JDE876
JDE876

Reputation: 407

How can I remove leading and trailing whitespace from all columns but one in a CSV?

I have a CSV that looks like this:

things,ID,hello_field,more things
stuff,123  ,hello ,more stuff
stuff,123 ,hello ,more stuff
stuff ,123  ,hello ,more stuff
stuff,123  ,hello ,more stuff
stuff ,123,hello ,more stuff
stuff,123,hello ,more stuff
stuff ,123,hello ,more stuff

How can I remove leading and trailing whitespace from all columns except for the second (ID)? The final output would look like this:

things,ID,hello_field,more things
stuff,123  ,hello,more stuff
stuff,123 ,hello,more stuff
stuff,123  ,hello,more stuff
stuff,123  ,hello,more stuff
stuff,123,hello,more stuff
stuff,123,hello,more stuff
stuff,123,hello,more stuff

I tried using the following regex, but it removes spaces from all fields, including those in the ID column.

s/( +,|, +)/,/gi;

Upvotes: 3

Views: 1119

Answers (5)

G. Cito
G. Cito

Reputation: 6378

I prefer @Miller's answer which uses regular expressions as the OP requested, but there is also Text::Trim when needed:

perl -MText::Trim -F, -anE 'trim for @F[0,2..$#F]; say join ",", @F' test.csv

or:

use Text::Trim;
for (<>){
  my @line = split(/,/);
  trim for @line[0,2..$#line];
  print join",", @line, "\n";
}

I hope I'm not hijacking the thread, but I'm trying to explain to myself why Text::Trim works here but String::Util qw/trim/ does not.
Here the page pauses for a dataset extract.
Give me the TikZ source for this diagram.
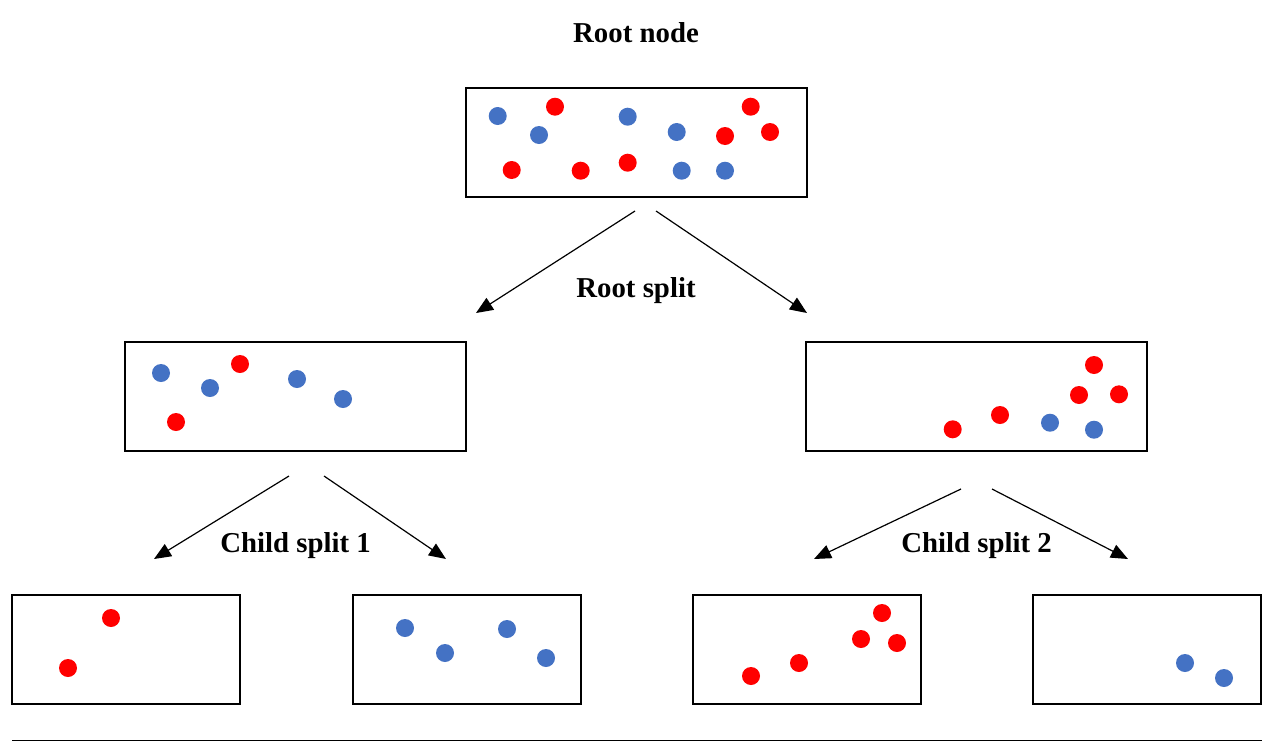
\documentclass[tikz,border=0pt]{standalone}
\usepackage{fontspec}
\setmainfont{Liberation Serif}
\usetikzlibrary{arrows.meta}
\definecolor{dotblue}{HTML}{4472C4}
\definecolor{dotred}{HTML}{FF0000}
\begin{document}
\begin{tikzpicture}[x=1pt,y=-1pt,
  box/.style={draw=black,line width=2pt,minimum width=#1,minimum height=109pt,inner sep=0pt},
  box/.default=341pt,
  lbl/.style={font=\bfseries\fontsize{28.8}{34}\selectfont,anchor=base,inner sep=0pt},
  split/.style={line width=1.2pt,-{Triangle[length=17pt,width=14pt]}},
  bdot/.style={fill=dotblue},
  rdot/.style={fill=dotred}]
\useasboundingbox (0,0) rectangle (1271,742);

% tree levels
\node[box] (root) at (636,142) {};
\node[box] (left) at (295.5,396.5) {};
\node[box] (right) at (976.5,396.5) {};
\node[box=228pt] (ll) at (126,649.5) {};
\node[box=228pt] (lr) at (466.5,649.5) {};
\node[box=228pt] (rl) at (806.5,649.5) {};
\node[box=228pt] (rr) at (1146.5,649.5) {};

% labels
\node[lbl] (tRoot) at (636,42) {Root node};
\node[lbl] (tSplit) at (636,297) {Root split};
\node[lbl] (tC1) at (295.5,552) {Child split 1};
\node[lbl] (tC2) at (976.5,552) {Child split 2};

% dots in the root node
\foreach \px/\py in {497.7/116, 539/135, 627.7/116.7, 676.7/132, 681.7/170.7, 725/170.7}
  \fill[bdot] (\px,\py) circle (9);
\foreach \px/\py in {555/106.7, 725/136, 750.7/106.7, 770/132, 511.7/170, 580.7/170.7, 627.7/162.7}
  \fill[rdot] (\px,\py) circle (9);

% dots in the left child
\foreach \px/\py in {161/373, 210/388, 297/379, 343/399}
  \fill[bdot] (\px,\py) circle (9);
\foreach \px/\py in {240/364, 176/422}
  \fill[rdot] (\px,\py) circle (9);

% dots in the right child
\foreach \px/\py in {1050/422.7, 1094/429.7}
  \fill[bdot] (\px,\py) circle (9);
\foreach \px/\py in {1094/365, 1079/395, 1119/394.3, 1000/415, 952.7/429.3}
  \fill[rdot] (\px,\py) circle (9);

% dots in the leaves
\foreach \px/\py in {111/618, 68/668, 882/613, 861/639, 897/643, 799/663, 751/676}
  \fill[rdot] (\px,\py) circle (9);
\foreach \px/\py in {405/628, 445/653, 507/629, 546/658, 1185/663, 1224/678}
  \fill[bdot] (\px,\py) circle (9);

% connector end points
\coordinate (rA) at (635,211);
\coordinate (rB) at (656,211);
\coordinate (lA) at (289,476);
\coordinate (lB) at (324,476);
\coordinate (gA) at (961,489);
\coordinate (gB) at (992,489);
\coordinate (eL) at (476,313);
\coordinate (eR) at (807,313);
\coordinate (eLL) at (154,559);
\coordinate (eLR) at (446,559);
\coordinate (eRL) at (814,559);
\coordinate (eRR) at (1128,559);

\draw[split] (rA) -- (eL);
\draw[split] (rB) -- (eR);
\draw[split] (lA) -- (eLL);
\draw[split] (lB) -- (eLR);
\draw[split] (gA) -- (eRL);
\draw[split] (gB) -- (eRR);

% rule at the foot
\coordinate (ruleA) at (12,740.5);
\coordinate (ruleB) at (1262,740.5);
\draw[line width=1.3pt] (ruleA) -- (ruleB);
\end{tikzpicture}
\end{document}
And, more to the OP's question, why one works just like applying an s// (i.e. an expression) to the iterated value and the other doesn't. I think it has something to do with modifying the original value of the string. i.e the String::Util version of trim is more akin to using the post 5.14 "non destructive substitution flag" a.k.a. "/r": s/^\s+|\s+$//rg where as Text::Trim trims more directly ...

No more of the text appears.